**Short problem**
Your task is to retype, word for word, the lines from the start of the data through the line holding "from matplotlib.ticker import MultipleLocator". Do not include the pictures.

─── Data provided

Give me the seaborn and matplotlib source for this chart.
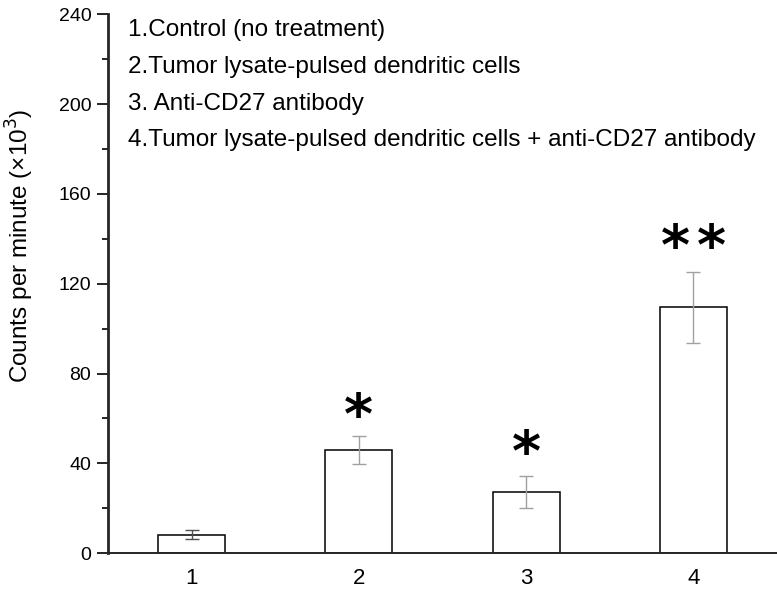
import numpy as np
import pandas as pd
import matplotlib
matplotlib.use("Agg")
import matplotlib.pyplot as plt
import seaborn as sns
from matplotlib.ticker import MultipleLocator

groups = ["1", "2", "3", "4"]
counts = [8.3, 45.9, 27.3, 109.4]
errors = [1.8, 6.4, 7.1, 15.6]
err_colors = ["#505050", "#a0a0a0", "#a0a0a0", "#a0a0a0"]
# (bar index, x offset, y) for each significance asterisk
star_pos = [(1, 0.0, 60), (2, 0.0, 43.5), (3, -0.11, 135.5), (3, 0.11, 135.5)]
legend_lines = [
    "1.Control (no treatment)",
    "2.Tumor lysate-pulsed dendritic cells",
    "3. Anti-CD27 antibody",
    "4.Tumor lysate-pulsed dendritic cells + anti-CD27 antibody",
]

sns.set_style("ticks")
plt.rcParams["font.family"] = ["Liberation Sans", "DejaVu Sans"]
plt.rcParams["text.color"] = "black"
plt.rcParams["xtick.color"] = "black"
plt.rcParams["ytick.color"] = "black"
plt.rcParams["axes.labelcolor"] = "black"

df = pd.DataFrame({"group": groups, "cpm": counts})

fig = plt.figure(figsize=(7.77, 5.91), dpi=100)
ax = fig.add_axes([0.139, 0.064, 0.861, 0.912])

sns.barplot(data=df, x="group", y="cpm", ax=ax, width=0.4, color="white",
            edgecolor="black", linewidth=1.1, errorbar=None)
for i in range(len(groups)):
    ax.errorbar(i, counts[i], yerr=errors[i], fmt="none",
                ecolor=err_colors[i], elinewidth=1.0, capsize=5, capthick=1.0)

for i, dx, y in star_pos:
    ax.text(i + dx, y, "*", ha="center", va="center", fontsize=40,
            fontweight="bold", family="DejaVu Sans")

ax.set_xlim(-0.5, 3.5)
ax.set_ylim(0, 240)
ax.yaxis.set_major_locator(MultipleLocator(40))
ax.yaxis.set_minor_locator(MultipleLocator(20))
ax.tick_params(axis="y", which="major", length=8, width=1.2, labelsize=14, pad=4)
ax.tick_params(axis="y", which="minor", length=4, width=1.2)
ax.tick_params(axis="x", length=0, labelsize=16, pad=11)
ax.set_xlabel("")
ax.set_ylabel("Counts per minute (×10$^3$)", fontsize=17.5)
ax.yaxis.set_label_coords(-0.108, 0.571)

sns.despine(ax=ax)
ax.spines["left"].set_linewidth(2.0)
ax.spines["bottom"].set_linewidth(1.4)

for k, line in enumerate(legend_lines):
    ax.text(0.03, 0.97 - k * 0.068, line, transform=ax.transAxes,
            fontsize=17.5, va="center", ha="left")

fig.savefig("out.png", dpi=100)
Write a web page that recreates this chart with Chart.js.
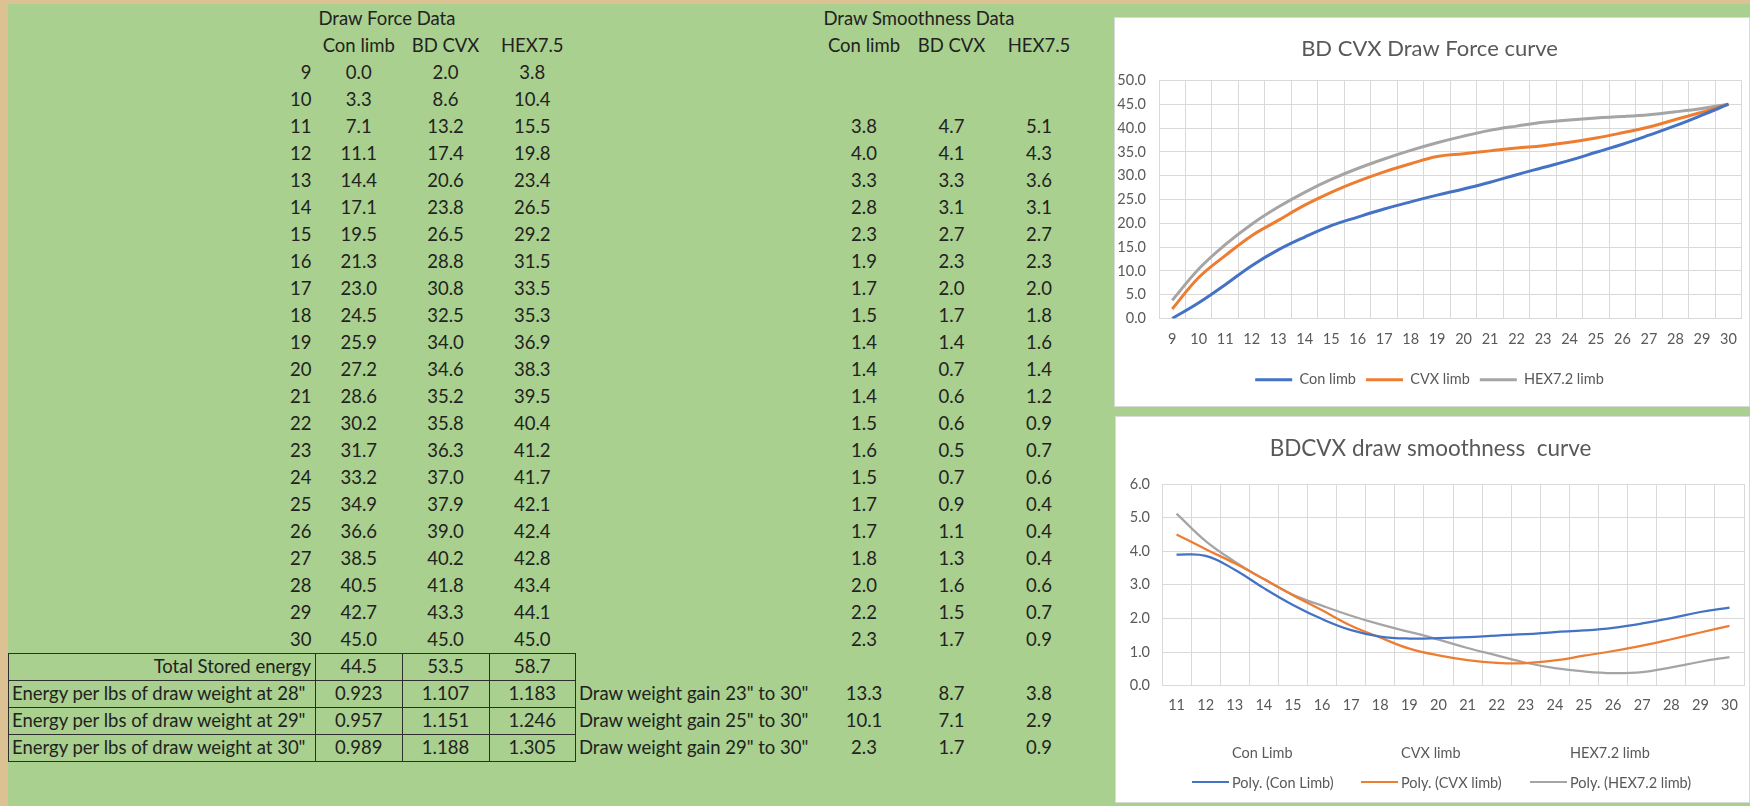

──────

**Reply**
Give me the seaborn and matplotlib source for this chart.
import numpy as np
import pandas as pd
import matplotlib
matplotlib.use("Agg")
import matplotlib.pyplot as plt
import seaborn as sns
from matplotlib.ticker import MultipleLocator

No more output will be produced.